Tuesday, February 13, 2007

Full Frontal Nudity and Ethnic Cleansing

Back in the days when I was a camp counselor at a church related summer camp, we used to sing an impressively annoying song about Noah and the ark. The song had many more verses than seemed reasonable. After proceding for much too long, it came crashing to an end with God sending out the sun to dry up the landy landy and everything being fine and dandy dandy.

I would never have wished for more verses, but I have come to believe that by ending the story at the first sign of a rainbow, we miss the whole point.

I was an adult before I learned what happened after the flood waters receded and the rainbow faded from the sky: Noah, weary of all the death and destruction, weary of living with his family at close quarters, weary of cleaning up after pairs of every animal imaginable, made a plan. He couldn't just wander down to the corner liquor store. It took him months, yea verily even years, but he had a plan.

He planted a vineyard...nurtured the grapevines...tended them....pruned them....harvested the grapes....fermented them....and after long anticipation, he tied one on. Saint Noah, the most righteous man on the planet, the only one worth saving, got stinking drunk.

Then, soused on his homemade wine, he took off his clothes and lay naked in his tent.

Biblical scholars don't make too terribly much of this. They focus on the reactions of Noah's sons and his subsequent blessings and curses. Commentaries blather on about the beginnings of conflicts between nations. Americans spent an embarrassing few decades using this story to defend the institution of slavery, since there is a handy piece about slavery in the curse on Noah's son who snickered when he found dad naked.

I think they've all missed (or at least underplayed) the point...and it is a really humongous point....the most important lesson we can glean from the flood story.

Think about it. God, in the story, finds people too evil and violent to keep around, so God washes all the bad people away and keeps the good ones. When the flood waters recede and the ark lands, God sets the rainbow in the sky...WHY? As a reminder to God to NOT try this again. WHY? BECAUSE IT DIDN'T WORK.

When Noah and his family, the righteous ones, get off the ark, God makes this observation on the new and improved human race: "the inclination of the human heart is evil from childhood." God promises never again to wash away the bad people from the planet BECAUSE WE ARE ALL BAD PEOPLE.

Don't get me wrong...I know lots of swell folks.
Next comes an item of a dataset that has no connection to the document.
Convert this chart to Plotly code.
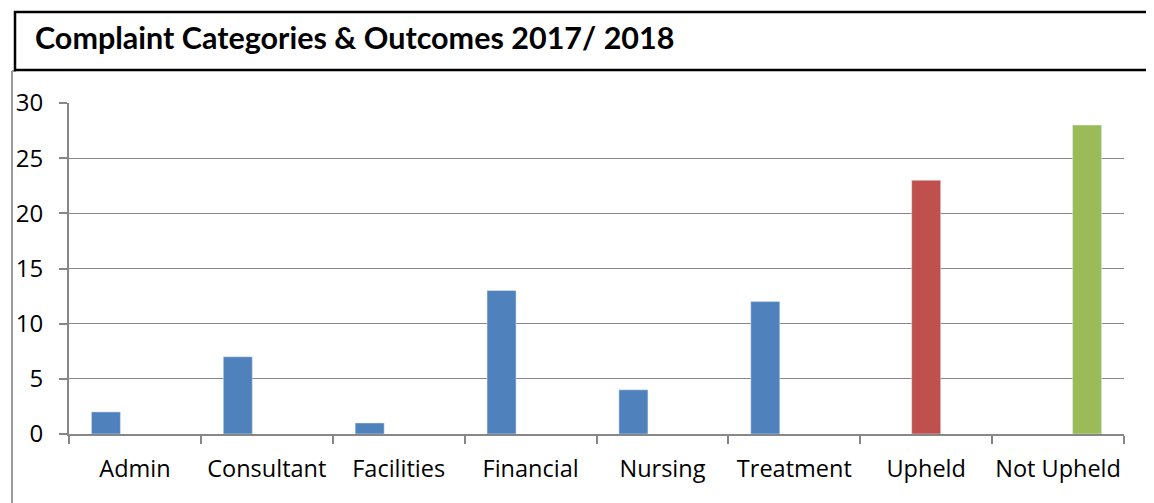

I'm pretty cool, myself.

But if you take the very best of us, wash away the rest, you still end up right back where you started.

In the story of Adam and Eve, the point where they realize their brokenness is described in the following way: "Their eyes were opened, and they realized that they were naked."

Noah, the chosen one, is right back at the exit ramp from the garden of Eden. Naked.

What would it mean for us to really understand the Noah story? To once and for all realize that you can't sort the good people from the bad, that you can't solve the problems of the world by getting rid of "THOSE PEOPLE."

Instead, the battles between US and THEM continue all over the globe. Good guys and bad guys. Insiders and outsiders. If only we could just wash those other people away, all would be well with the world.

And we would wake up the next morning and find ourselves NAKED.